There's less floating plastic pollution in the Pacific, sometimes referred to as the Great Pacific Garbage Patch, and in the Earth's other oceans than scientists say they've expected to find -- and that's a worry, they say.
Circular currents in the oceans gather up the floating plastic, creating giant floating areas considered a potential risk to fish as well as other marine wildlife.
An extrapolation from data acquired by a recent global sampling expedition by research ships suggests 7,000 to 35,000 thousand tons of plastic debris is floating in the world's oceans, much less than the estimated 1 million tons data going back as far as the 1970s would suggest should have been found, experts said.

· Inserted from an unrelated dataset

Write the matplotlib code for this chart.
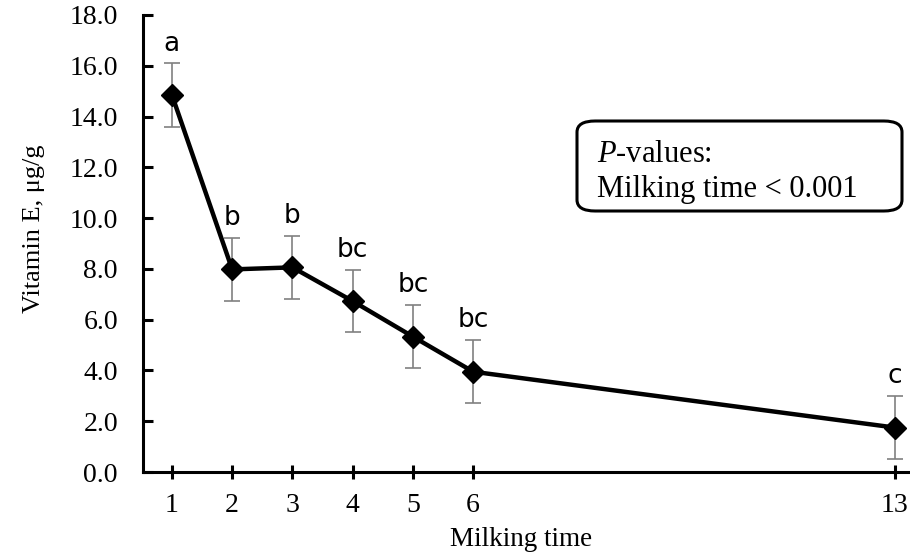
import matplotlib
matplotlib.use("Agg")
import matplotlib.pyplot as plt
from matplotlib.patches import FancyBboxPatch

milking_time = [1, 2, 3, 4, 5, 6, 13]
vitamin_e = [14.85, 7.98, 8.06, 6.73, 5.33, 3.95, 1.75]
se = [1.25, 1.24, 1.24, 1.23, 1.25, 1.25, 1.25]
letters = ["a", "b", "b", "bc", "bc", "bc", "c"]
y_ticks = [0, 2, 4, 6, 8, 10, 12, 14, 16, 18]

plt.rcParams['font.family'] = ['Liberation Serif', 'DejaVu Serif']
plt.rcParams['mathtext.fontset'] = 'custom'
plt.rcParams['mathtext.it'] = 'Liberation Serif:italic'
plt.rcParams['mathtext.rm'] = 'Liberation Serif'

fig = plt.figure(figsize=(9.10, 5.56), dpi=100)
ax = fig.add_axes([143/910, 84/556, (910-143)/910, (472-15)/556])

ax.errorbar(milking_time, vitamin_e, yerr=se, fmt='none', ecolor='#808080',
            elinewidth=1.2, capsize=6, capthick=1.2, zorder=2)
ax.plot(milking_time, vitamin_e, color='black', lw=3.2, marker='D',
        markersize=11, markerfacecolor='black', zorder=3)

for x, y, e, t in zip(milking_time, vitamin_e, se, letters):
    ax.text(x, y + e + 0.5, t, ha='center', va='baseline', fontsize=19,
            family=['DejaVu Sans'])

ax.set_xlim(0.52, 13.25)
ax.set_ylim(0, 18)
ax.set_xticks(milking_time)
ax.set_xticklabels([str(m) for m in milking_time])
ax.set_yticks(y_ticks)
ax.set_yticklabels([f"{v:.1f}" for v in y_ticks])

for s in ['top', 'right']:
    ax.spines[s].set_visible(False)
for s in ['left', 'bottom']:
    ax.spines[s].set_linewidth(2.2)
ax.tick_params(axis='y', direction='in', length=7, width=2.2, labelsize=20, pad=18)
ax.tick_params(axis='x', direction='inout', length=10, width=2.2, labelsize=20, pad=10)

ax.set_xlabel("Milking time", fontsize=19.5)
ax.set_ylabel("Vitamin E, μg/g", fontsize=19)
ax.xaxis.set_label_coords(0.493, -0.12)
ax.yaxis.set_label_coords(-0.128, 0.532)

box = FancyBboxPatch((577/910, (556-211)/556), (902-577)/910, (211-121)/556,
                     boxstyle="round,pad=0,rounding_size=0.02",
                     transform=fig.transFigure, fill=False, lw=2.2, ec='black')
fig.patches.append(box)
fig.text(597/910, 1-154/556, "$\\it{P}$-values:", fontsize=22, va='center', ha='left')
fig.text(597/910, 1-190/556, "Milking time < 0.001", fontsize=22, va='center', ha='left')

fig.savefig("out.png", dpi=100)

Two Spanish research ships collected more than 3,000 samples from 141 ocean sites during a global cruise of more than 30,000 nautical miles.
While several theories have been put forward for the discrepancy in numbers, the most likely one -- and the most worrisome, researchers say -- is that the debris is slowly sinking into the ocean depths.

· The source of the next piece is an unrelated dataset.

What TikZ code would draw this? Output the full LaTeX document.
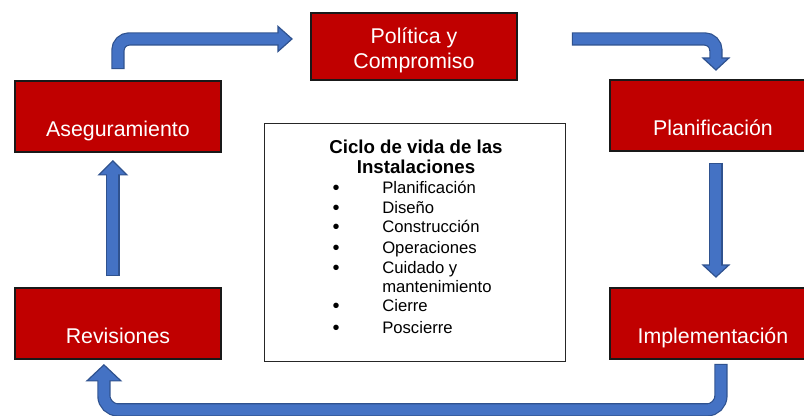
\documentclass[tikz,border=0pt]{standalone}
\usepackage{fontspec}
\setmainfont{Liberation Sans}
\usetikzlibrary{positioning,calc}

\definecolor{boxred}{HTML}{C00000}
\definecolor{arrowfill}{HTML}{4472C4}
\definecolor{arrowedge}{HTML}{2F528F}

\begin{document}
\begin{tikzpicture}[
  x=0.75pt, y=-0.75pt,
  stage/.style={draw=black!90, line width=1.4pt, fill=boxred, text=white,
                minimum width=154.5pt, inner sep=0pt, anchor=north west,
                text height=42pt, text depth=11.25pt, align=center,
                font=\fontsize{16}{18.75}\selectfont},
  cyclebox/.style={draw=black!85, line width=1.1pt, fill=white,
                   anchor=north west, minimum width=225.75pt,
                   minimum height=178.5pt, inner sep=0pt},
  ttl/.style={font=\fontsize{14}{15}\selectfont\bfseries, align=center,
              anchor=base, inner sep=0pt},
  item/.style={font=\fontsize{12.5}{15}\selectfont, anchor=base west,
               inner sep=0pt},
  dot/.style={font=\fontsize{15}{15}\selectfont, anchor=base,
              inner sep=0pt},
  shaftedge/.style={draw=arrowedge, line width=10pt, rounded corners=8.5pt},
  shaftfill/.style={draw=arrowfill, line width=8.2pt, rounded corners=8.5pt,
                    shorten <=0.9pt, shorten >=-1.2pt},
  head/.style={fill=arrowfill, draw=arrowedge, line width=0.9pt,
               line join=miter},
]
  \fill[white] (0,0) rectangle (804,415);
  \useasboundingbox (0,0) rectangle (804,415);

  %% Stages of the cycle
  \node[stage, text depth=8.25pt] (pol) at (310,12) {Política y\\Compromiso};
  \node[stage] (aseg) at (14,80)   {Aseguramiento};
  \node[stage] (plan) at (609,79)  {Planificación};
  \node[stage] (rev)  at (14,287)  {Revisiones};
  \node[stage] (impl) at (609,287) {Implementación};

  %% Centre box: life cycle of the facilities
  \node[cyclebox] (ciclo) at (264,123) {};
  \node[ttl] (titulo) at (416,173) {Ciclo de vida de las\\Instalaciones};
  \foreach \yy/\txt [count=\i] in {193/Planificación, 213/Diseño,
      232/Construcción, 253/Operaciones, 273/Cuidado y,
      292/mantenimiento, 311/Cierre, 333/Poscierre}
    \node[item] (it\i) at (382,\yy) {\txt};
  \foreach \yy [count=\i] in {194,214,233,254,274,312,334}
    \node[dot] (bu\i) at (336,\yy) {•};

  %% Arrow end points
  \coordinate (a1s) at ($(aseg.north)+(0,-11)$);
  \coordinate (a1t) at ($(pol.west)+(-18,-7.5)$);
  \coordinate (a1b) at ($(a1t)+(-14,0)$);
  \coordinate (a2s) at ($(pol.east)+(54,-7.5)$);
  \coordinate (a2t) at ($(plan.north)+(3,-9)$);
  \coordinate (a2b) at ($(a2t)+(0,-12)$);
  \coordinate (a3s) at ($(plan.south)+(3,11)$);
  \coordinate (a3t) at ($(impl.north)+(3,-10)$);
  \coordinate (a3b) at ($(a3t)+(0,-12)$);
  \coordinate (a4s) at ($(impl.south)+(8,4)$);
  \coordinate (a4t) at ($(rev.south)+(-14,5)$);
  \coordinate (a4b) at ($(a4t)+(0,16)$);
  \coordinate (a5s) at ($(rev.north)+(-5,-11)$);
  \coordinate (a5t) at ($(aseg.south)+(-5,8)$);
  \coordinate (a5b) at ($(a5t)+(0,14)$);

  %% Aseguramiento -> Politica
  \draw[shaftedge] (a1s) |- (a1b);
  \draw[head] (a1t) -- ++(-14,-12.5) -- ++(0,25) -- cycle;
  \draw[shaftfill] (a1s) |- (a1b);

  %% Politica -> Planificacion
  \draw[shaftedge] (a2s) -| (a2b);
  \draw[head] (a2t) -- ++(-13,-12) -- ++(26,0) -- cycle;
  \draw[shaftfill] (a2s) -| (a2b);

  %% Planificacion -> Implementacion
  \draw[shaftedge] (a3s) -- (a3b);
  \draw[head] (a3t) -- ++(-13,-12) -- ++(26,0) -- cycle;
  \draw[shaftfill] (a3s) -- (a3b);

  %% Implementacion -> Revisiones
  \draw[shaftedge, rounded corners=10.5pt] (a4s) -- ++(0,46) -| (a4b);
  \draw[head] (a4t) -- ++(-17,16) -- ++(34,0) -- cycle;
  \draw[shaftfill, rounded corners=10.5pt] (a4s) -- ++(0,46) -| (a4b);

  %% Revisiones -> Aseguramiento
  \draw[shaftedge] (a5s) -- (a5b);
  \draw[head] (a5t) -- ++(-14,14) -- ++(28,0) -- cycle;
  \draw[shaftfill] (a5s) -- (a5b);
\end{tikzpicture}
\end{document}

While plastic on the surface is bad enough, at least it can be studied, they say; but if it's sinking and out of reach, the harm it may be doing could be harder to estimate.
"The deep ocean is a great unknown," study author Andres Cozar of the University of Cadiz in Spain says. "Sadly, the accumulation of plastic in the deep ocean would be modifying this mysterious ecosystem -- the largest of the world ---before we can know it."
If it isn't sinking, another possibility is that it's being consumed by marine wildlife, which means it could work its way up the food chain to create a risk to human.
"The plastic pollution in surface waters can more easily interact with the ocean life, because the surface layer of the ocean hosts most of the marine organisms," Cozar says.
The research cruise found concentrations of plastic were greatest in areas where ocean currents were slowly gathering up the floating pollution.
Those areas included west off the United States, between Africa and the U.S., to the west of southern South American and to both the west and east of Africa's southern tip.
"We are putting, certainly by any estimate, a large amount of a synthetic material into a natural environment," says Kara Lavender Law, who studies plastic pollution at the Sea Education Association in Woods Hole, Massachusetts. "We're fundamentally changing the composition of the ocean."